CHAPTER 2: The Context
8. Although the Committee's remit concerns only
criminal offences, this report must begin by focusing on the
context in which it was set up. The Anti-Terrorism, Crime and
Security Bill 2001 was a piece of emergency legislation, responding
to the events in the United States of America on 11 September
2001. The part of this with which we have to deal directly is
the incitement Clause which was eventually omitted and now reappears
in the RO Bill. However, s.39 of the Anti-terrorism and Security
Act 2001, as passed, is also relevant. This allows the courts
to impose harsher penalties if it can be shown that an offence
was aggravated by religious hatred, and builds on a system in
the Crime and Disorder Act 1998 providing for increased sentences
for some offences aggravated by racial hatred. Section 39 is beginning
to be used in prosecutions.
9. The law is seen as only part of the remedy
for prejudice and bigotry.

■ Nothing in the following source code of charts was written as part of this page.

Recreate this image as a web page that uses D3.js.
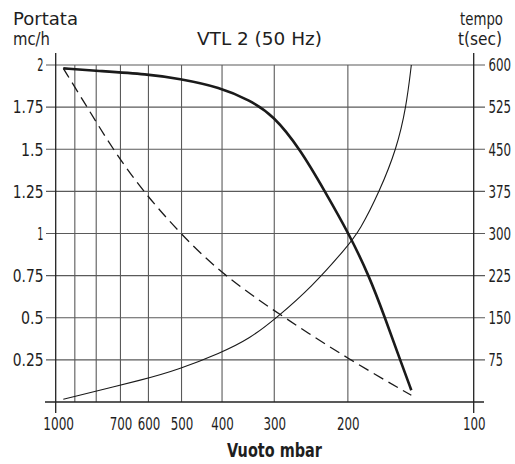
<!DOCTYPE html>
<html><head><meta charset="utf-8">
<script src="https://cdn.jsdelivr.net/npm/d3@7"></script>
<style>
html,body{margin:0;padding:0;background:#fff;}
svg text{font-family:"DejaVu Sans Condensed","Liberation Sans Narrow",sans-serif;fill:#1e1e1e;}
</style></head>
<body><svg id="c" width="515" height="464"></svg>
<script>
// ---- data ----
const vuotoTicks = [1000, 700, 600, 500, 400, 300, 200, 100];
const vuotoGrid = [900, 800, 700, 600, 500, 400, 300, 200];
const portataTicks = [0.25, 0.5, 0.75, 1, 1.25, 1.5, 1.75, 2];
const portataLabels = ["0.25", "0.5", "0.75", "1", "1.25", "1.5", "1.75", "2"];
const tempoTicks = [75, 150, 225, 300, 375, 450, 525, 600];

// thick solid curve: portata (mc/h) vs vuoto (mbar)
const portataVuoto = [959, 800, 600, 509, 404, 343, 302, 260, 227, 199, 178, 163, 150, 141];
const portataValues = [1.98, 1.966, 1.945, 1.92, 1.868, 1.79, 1.703, 1.5, 1.25, 1.0, 0.75, 0.5, 0.25, 0.07];

// dashed curve (left axis)
const dashVuoto = [959, 841, 730, 618, 504, 397, 284, 198, 141];
const dashValues = [1.98, 1.75, 1.5, 1.25, 1.0, 0.75, 0.5, 0.25, 0.04];

// thin solid curve: tempo (sec) vs vuoto (right axis)
const tempoVuoto = [959, 600, 509, 404, 343, 296, 244, 202, 187, 168, 153, 145, 141];
const tempoValues = [5, 42, 58, 87, 113, 150, 205, 274, 306, 375, 450, 525, 600];

// ---- scales ----
const x = d3.scaleLog().domain([1000, 100]).range([55.7, 473.7]);
const yL = d3.scaleLinear().domain([0, 2]).range([402, 65]);
const yR = d3.scaleLinear().domain([0, 600]).range([402, 65]);

const svg = d3.select("#c");
const gridCol = "#5a5a5a";

// horizontal grid lines
svg.append("g").selectAll("line").data(portataTicks).join("line")
  .attr("x1", 46).attr("x2", 485)
  .attr("y1", d => yL(d)).attr("y2", d => yL(d))
  .attr("stroke", gridCol).attr("stroke-width", 1.1);
// vertical grid lines
svg.append("g").selectAll("line").data(vuotoGrid).join("line")
  .attr("x1", d => x(d)).attr("x2", d => x(d))
  .attr("y1", yL(2)).attr("y2", yL(0))
  .attr("stroke", gridCol).attr("stroke-width", 1.1);
// axes
svg.append("line").attr("x1", 45).attr("x2", 484).attr("y1", yL(0)).attr("y2", yL(0))
  .attr("stroke", "#222").attr("stroke-width", 1.3);
[1000, 100].forEach(v => {
  svg.append("line").attr("x1", x(v)).attr("x2", x(v)).attr("y1", 53).attr("y2", 413)
    .attr("stroke", "#222").attr("stroke-width", 1.3);
});

// curves
const crv = d3.curveBasis;
const lineL = (xs, ys) => d3.line().curve(crv)
  .x((d, i) => x(xs[i])).y((d, i) => yL(ys[i]))(xs);
const lineR = (xs, ys) => d3.line().curve(crv)
  .x((d, i) => x(xs[i])).y((d, i) => yR(ys[i]))(xs);

svg.append("path").attr("d", lineL(portataVuoto, portataValues))
  .attr("fill", "none").attr("stroke", "#1a1a1a").attr("stroke-width", 2.6);
svg.append("path").attr("d", lineL(dashVuoto, dashValues))
  .attr("fill", "none").attr("stroke", "#1a1a1a").attr("stroke-width", 1.3)
  .attr("stroke-dasharray", "11,6");
svg.append("path").attr("d", lineR(tempoVuoto, tempoValues))
  .attr("fill", "none").attr("stroke", "#1a1a1a").attr("stroke-width", 1.1);

// narrow technical lettering: scale each text horizontally to the wanted width
function label(g, txt, xx, yy, anchor, size, width, weight) {
  const t = g.append("text").attr("font-size", size)
    .attr("font-weight", weight || "normal").text(txt);
  const w = t.node().getComputedTextLength() || width;
  const sx = width / w;
  const left = anchor === "end" ? xx - width : anchor === "middle" ? xx - width / 2 : xx;
  t.attr("transform", `translate(${left},${yy}) scale(${sx},1)`);
  return t;
}
const fs = 17;
const gl = svg.append("g");
portataTicks.forEach((d, i) => {
  const s = portataLabels[i];
  label(gl, s, 43.5, yL(d) + 6.3, "end", fs, 8.2 * s.length - 2);
});
tempoTicks.forEach(d => {
  const s = String(d);
  label(gl, s, 488.5, yR(d) + 6.3, "start", fs, 8.2 * s.length - 2);
});
vuotoTicks.forEach(d => {
  const s = String(d);
  label(gl, s, x(d) + (d === 1000 ? 3 : 0.5), 430, "middle", fs, 8.2 * s.length - 2);
});

// titles
label(svg, "Portata", 13, 25, "start", 17, 65);
label(svg, "mc/h", 13, 45, "start", 17, 37);
label(svg, "tempo", 503, 25, "end", 17, 43);
label(svg, "t(sec)", 502, 45, "end", 17, 44);
label(svg, "VTL 2 (50 Hz)", 259.5, 45, "middle", 17, 125);
label(svg, "Vuoto mbar", 274.5, 457, "middle", 19, 95, "bold");
</script></body></html>
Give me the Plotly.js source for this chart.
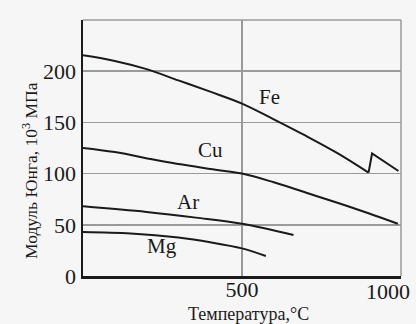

From a selection of formulations, three
may be of interest:
· "I
would simply make the point that it is very difficult to encourage
open and free dialogue, involving people of faith communities
who may feel insecure and may actually have a sense of fear in
relation to their own religious identity. Dialogue, and mutual
understanding can be developed much more successfully in a society
where it is absolutely clear that people of different faiths have
a legitimate place, that their place is respected, and that they
will not be subject to ill treatment and abuse (Inter Faith Network[8]).
· "Yet,
for so many people in this world, the idea of sharing and celebrating
other people's faiths and beliefs is something to fear. In recent
months that fear has increased dramatically. Truly, we are at
a crossroads: the choices that we make at this crucial time, as
parliamentarians and as a nation, will determine the kind of world
we leave our children" (Lord Alli)[9].
· "The
Commission for Racial Equality recognises that for many minority
ethnic communities there is a close relationship between race
and religion and that identity through faith is as important as
identity through racial origin"[10].
10. It was suggested to us at the Cambridge seminar
that the essence of an eventual solution is tolerance; if this
is to achieve harmony, it must be promoted as a pro-active attitude
rather than a passive or complacent frame of mind. There are already
working models and powerful advocates of peaceful resolution of
age-old disputes. What is needed is an appropriate recognition
of religion both in the law and in many other ways, for example
education and community relations.
11. Any legislation on these complex social and
religious issues would have to be flexible enough to endure.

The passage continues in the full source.